Tuesday, August 26, 2014

Note to self - you can trust your intuition

I had a moment of clarity today that coincided with the clear sky's above. I wrote a post a while back I can't be bothered digging up on a question as to whether I was lying by omission.

I listened to Sam Harris' audio book 'lying' in the past couple of days and found it vague on providing me a definitive answer on whether I had been unethical, even though the question had become moot - which is to say one way or another I have to live with the consequences of my non-disclosure.

All I could really say, in basically dropping the question and not paying it much mind, is that it never once felt wrong. I never once did I feel like I'd missed an opportunity to disclose the truth. My intuition let me sit easy with not saying a phrase aloud to an audience of consequence.

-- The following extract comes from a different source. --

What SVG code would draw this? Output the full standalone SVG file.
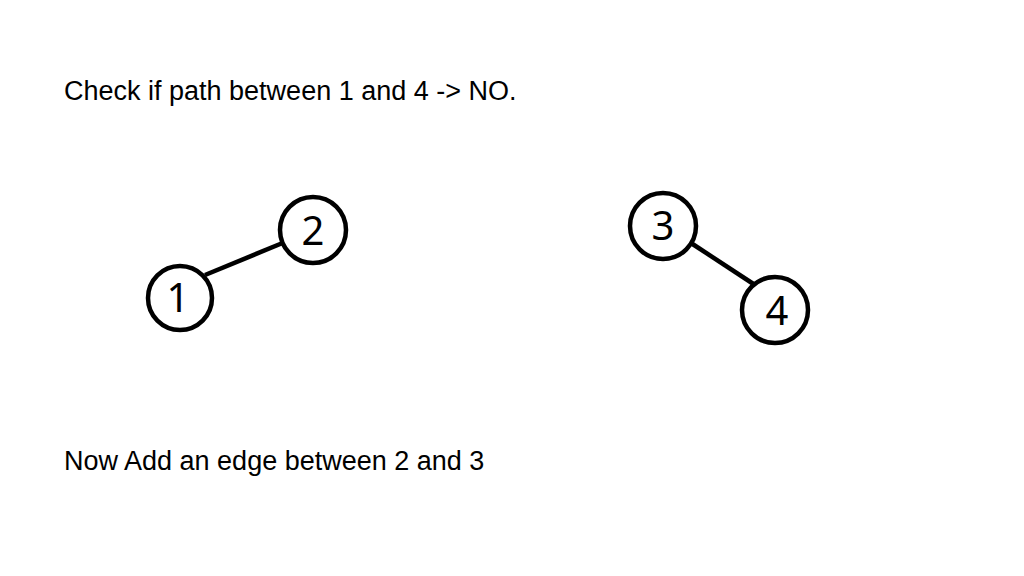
<svg xmlns="http://www.w3.org/2000/svg" width="1024" height="576" viewBox="0 0 1024 576">
<style>
.caption{font-family:"Liberation Sans",Arial,sans-serif;font-size:27px;fill:#000}
.node circle{fill:#fff;stroke:#000;stroke-width:4.5}
.node text{font-family:"Noto Sans","Open Sans",sans-serif;font-size:40px;fill:#000;text-anchor:middle}
.edge{stroke:#000;stroke-width:4.5;fill:none}
</style>
<rect width="1024" height="576" fill="#fff"/>
<text class="caption" x="64" y="100">Check if path between 1 and 4 -&gt; NO.</text>
<text class="caption" x="64" y="470">Now Add an edge between 2 and 3</text>
<g id="connectors">
<line class="edge" x1="205" y1="275" x2="285" y2="242"/>
<line class="edge" x1="691" y1="243" x2="755" y2="285"/>
</g>
<g id="node1" class="node"><circle cx="180" cy="298" r="32"/><text x="178" y="312">1</text></g>
<g id="node2" class="node"><circle cx="313" cy="230" r="33"/><text x="313" y="245">2</text></g>
<g id="node3" class="node"><circle cx="663" cy="226" r="33"/><text x="663" y="240">3</text></g>
<g id="node4" class="node"><circle cx="775" cy="310" r="33"/><text x="777" y="325">4</text></g>
</svg>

A lie of omission, that would be unethical for example would be to not disclose that I knew definitively of an affair being carried out to that persons partner. I would become complicit in the affair even if I saw other parties as having a greater burden of responsibility to tell the person than I did. Harris' book gives a great an illustrative example of such a case.

It is also a lie of omission for me to not disclose the true degree of uncertainty I feel speaking on a subject for which an audience is heeding my advice. That too would be unethical.

But it took until today to have my conscious brain click as to why I felt no compunction to share information I had in a situation that bothered me. But it clicked quite loudly, and successfully and I feel much lighter because of it.

The information I possessed was irrelevant to the decision being made. If it were of consequence, the information I possessed would actually no longer be true, nor informative, and hence not actual information.

Or perhaps in other words, to beat around the bush, if the decision to be made was actually conditional on the information omitted, then the decision would fundamentally change in nature.

eghk...

Consider by analogy that somebody you know is producing a movie. They are looking over and over the script wondering if it really has the potential to be a great film. They are looking at the production company and the locations sought and questioning the viability of such an ambitious project. You see your friend stressed and being a billionaire with an actual human-chess set, know you could afford to underwrite the production and protect them financially.

Suddenly the decision this person faces is not 'is this film going to get made?' to 'do I want to make this film?' or to be absolved of evaluating the fundamental downside risk and just consider the upside.

See even if all of the above doesn't make much sense, my intuition get's it. I trust it.